As the popularity of "Wordle" persists, even after the New York Times purchased the web game, fans continue to find new and interesting ways to interact with it. One enterprising individual even managed to make a player version of the title in "Minecraft" without using mods. This means anyone can have a new word puzzle to solve each day within the sandbox game by following a few simple steps. User urgle_gurgle shared a brief video on Reddit highlighting the experience — along with a link to the map download – which they have named "Word Hunt."

While some fans have caused an uproar over the slew of "Wordle" clones that keep popping up, this one stands out. Beyond the creator not attempting to make any money off of the project, it offers a unique way to play "Wordle," which is currently only available via a web browser. Just how does "Wordle" work in "Minecraft" without mods? Redditor urgle_gurgle explained that since "Minecraft" does not have a dictionary or an easy way to store a list of words to check against, they had to come up with another solution. They instead created a system that converts every word into its own unique number, which is then checked against a scoreboard containing all of the information. Getting the game to have the same daily words for everyone presented an additional challenge.

How Wordle works in Minecraft

To ensure everyone has the same word each day (so players can attempt to game the system using the scientifically best starting word), "Word Hunt" needs to ping what time it is for the player in UTC. While the concept may seem simple, urgle_gurgle pointed out that this is easier said than done. "You can get the time only from one specific feature in player heads," they stated. "When you give yourself a player head, it gets info from the Mojang servers ... most importantly, the time at which the player head was given."

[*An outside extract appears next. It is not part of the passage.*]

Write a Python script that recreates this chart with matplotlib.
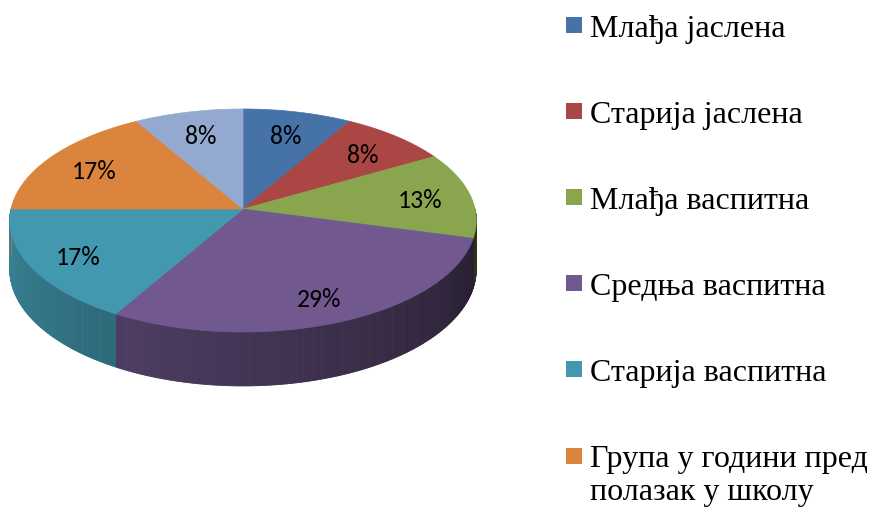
import numpy as np
import matplotlib.pyplot as plt
from matplotlib.patches import Polygon, Rectangle
from matplotlib.colors import to_rgb
from matplotlib import font_manager as fm

# the 7th legend entry is cut off in the original, so only six names are known
groups = ["Млађа јаслена", "Старија јаслена", "Млађа васпитна", "Средња васпитна",
          "Старија васпитна", "Група у години пред\nполазак у школу"]
counts = [2, 2, 3, 7, 4, 4, 2]
colors = ["#4572A7", "#AA4643", "#89A54E", "#71588F", "#4198AF", "#DB843D", "#93A9CF"]

installed = {f.name for f in fm.fontManager.ttflist}
LABEL_FONT = "Carlito" if "Carlito" in installed else "Lato"

# projection of the pie plane (perspective, tilted) into figure pixels
CX, CY = 243, 210
A, B, C = 232, 110.3, 0.103
DEPTH = 48.4
LABEL_FRAC = 0.78

# legend layout (pixels)
LEG_X, LEG_TOP, LEG_STEP, BOX = 566, 18, 86.1, 16


def proj(phi_deg):
    t = np.radians(phi_deg)
    u, v = np.cos(t), np.sin(t)
    w = 1 + C * v
    return CX + A * u / w, CY - B * v / w, DEPTH / w


def shade(phi):
    # light from the left, darker toward the right
    return 0.88 - 0.0032 * (phi - 180)


fig = plt.figure(figsize=(8.71, 5.10), dpi=100)
ax = fig.add_axes([0, 0, 1, 1])
ax.set_xlim(0, 871)
ax.set_ylim(510, 0)
ax.axis("off")

total = sum(counts)
fracs = np.array(counts) / total
cum = np.concatenate([[0], np.cumsum(fracs)])
starts = 90 - 360 * cum[:-1]
ends = 90 - 360 * cum[1:]

# side wall (front half only)
for s, e, col in zip(starts, ends, colors):
    lo, hi = e % 360, s % 360
    if hi <= lo:
        hi += 360
    a0, a1 = max(lo, 180), min(hi, 360)
    if a1 <= a0:
        continue
    phis = np.linspace(a0, a1, max(int((a1 - a0) * 2), 2))
    base = np.array(to_rgb(col))
    for p0, p1 in zip(phis[:-1], phis[1:]):
        x0, y0, d0 = proj(p0)
        x1, y1, d1 = proj(p1)
        fc = np.clip(base * shade(0.5 * (p0 + p1)), 0, 1)
        ax.add_patch(Polygon([(x0, y0), (x1, y1), (x1, y1 + d1), (x0, y0 + d0)],
                             closed=True, facecolor=fc, edgecolor=fc, lw=0.6, zorder=1))

# top face
for s, e, col in zip(starts, ends, colors):
    phis = np.linspace(s, e, 200)
    xs, ys, _ = proj(phis)
    pts = [(CX, CY)] + list(zip(xs, ys))
    ax.add_patch(Polygon(pts, closed=True, facecolor=col, edgecolor=col, lw=0.5, zorder=2))

# percentage labels
for s, e, f in zip(starts, ends, fracs):
    xr, yr, _ = proj(0.5 * (s + e))
    lx = CX + LABEL_FRAC * (xr - CX)
    ly = CY + LABEL_FRAC * (yr - CY) + 2
    ax.text(lx, ly, f"{int(f * 100 + 0.5)}%", ha="center", va="center",
            fontsize=18.5, family=LABEL_FONT, color="black", zorder=3)

# legend (right column, runs off the bottom like the original)
for i, (name, col) in enumerate(zip(groups, colors)):
    top = LEG_TOP + i * LEG_STEP
    ax.add_patch(Rectangle((LEG_X, top), BOX, BOX, facecolor=col, edgecolor="none",
                           clip_on=False))
    ax.text(LEG_X + 24, top - 3.5, name, ha="left", va="top", fontsize=23,
            family="Liberation Serif", color="black", linespacing=1.2)

fig.savefig("out.png", dpi=100)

Through techniques like string parsing, urgle_gurgle determined how to get a Unix timestamp, which displays the number of seconds that have passed since January 1, 1970. With additional math, they were able to ascertain what time it is for each player and update the daily word appropriately. The only downside to this system is that the time is only checked when booting up the game, so players will need to restart to get the new word. Luckily, as urgle_gurgle remarked, most people don't play "Wordle" or "Minecraft" for 24 hours at a time, so it shouldn't cause much of an issue.